Earbuds are often an imperfect invention.
Sometimes they won't stay in. Sometimes you're faced with the one bud in, one bud out scenario if you wish to hear anything other than what's streaming through your device. And don't get started on the knotty cord situation.
That's why the creators of Batband came up with something that's cordless and bypasses your outer ears all together, allowing you to listen through "bone conduction" and "hear through your skull."
"It wasn’t a single 'epiphany' moment that lead us to the idea behind Batband, but more rather the gradual realization that there should be more to mobile sound than headphones that isolate you totally or boomboxes that blast music out," Batband creators, Key Kawamura & Ali Ganjavian, the co-founders of Studio Banana Things, told TheBlaze in an email. "So we started to explore this in-between world that would allow you to listen to music but also to the world that surrounds you. Technology was the means, not the end."
Here's how it works:
BATBAND™ works via bone conduction, consisting of transducers that emit sound waves perceived by your "private" inner ear, thus freeing your "social" outer ear. Sound waves are transmitted at a frequency that can be conducted through the bones of the skull. Your ears remain free, therefore you get to hear twice as much, without compromising on comfort, quality or style.
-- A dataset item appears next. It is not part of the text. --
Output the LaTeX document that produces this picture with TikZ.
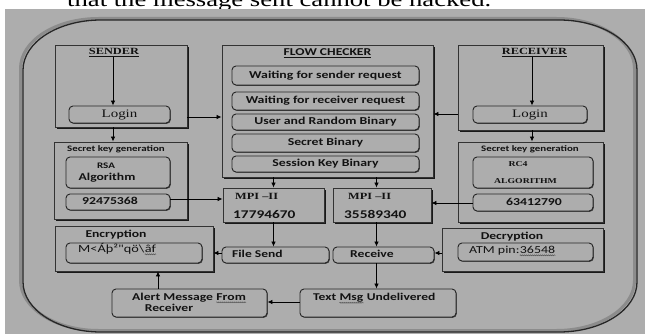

Bone conduction technology, Kawamura and Ganjavian wrote, has been around since the 1970s, used by the military and in medicine. There are other bone conduction headphones on the market as well, but on Kickstarter the creators explained that they believe Batband's benefits "result from its high fidelity sound conduction, its incorporated microphone, and its sleek and intelligent design coupled with its qualitative finishings."
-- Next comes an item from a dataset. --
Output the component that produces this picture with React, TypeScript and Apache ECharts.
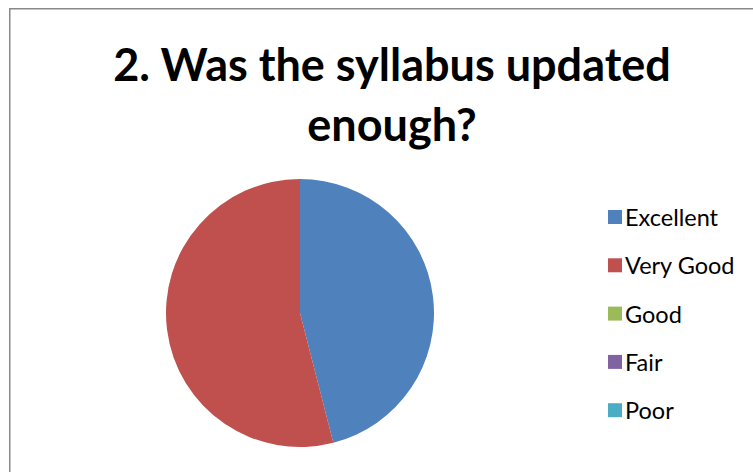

While the Batband creators acknowledged that traditional headphones and earbuds have a time and a place, they think this headband sound system serves for people who might need to hear their outside environment as well, like people who are driving or bicycling, for example.
"Batband is extremely comfortable. The design team kept ergonomics always in mind as we knew we wanted to make it a very wearable product for a lifestyle on the go. Jumping and extreme running compromise the grip on your head so we don’t recommend Usain Bolt to wear his Batband next time he tries to break the 100m world record," Kawamura and Ganjavian quipped.
The Batband project on Kickstarter surpassed its fundraising goal of $150,000, raising over $261,000 at the time of this posting, and it has 39 days of funding to go.
The overall price for Batband will be $250, but there are some funding opportunities still available for as low as $149.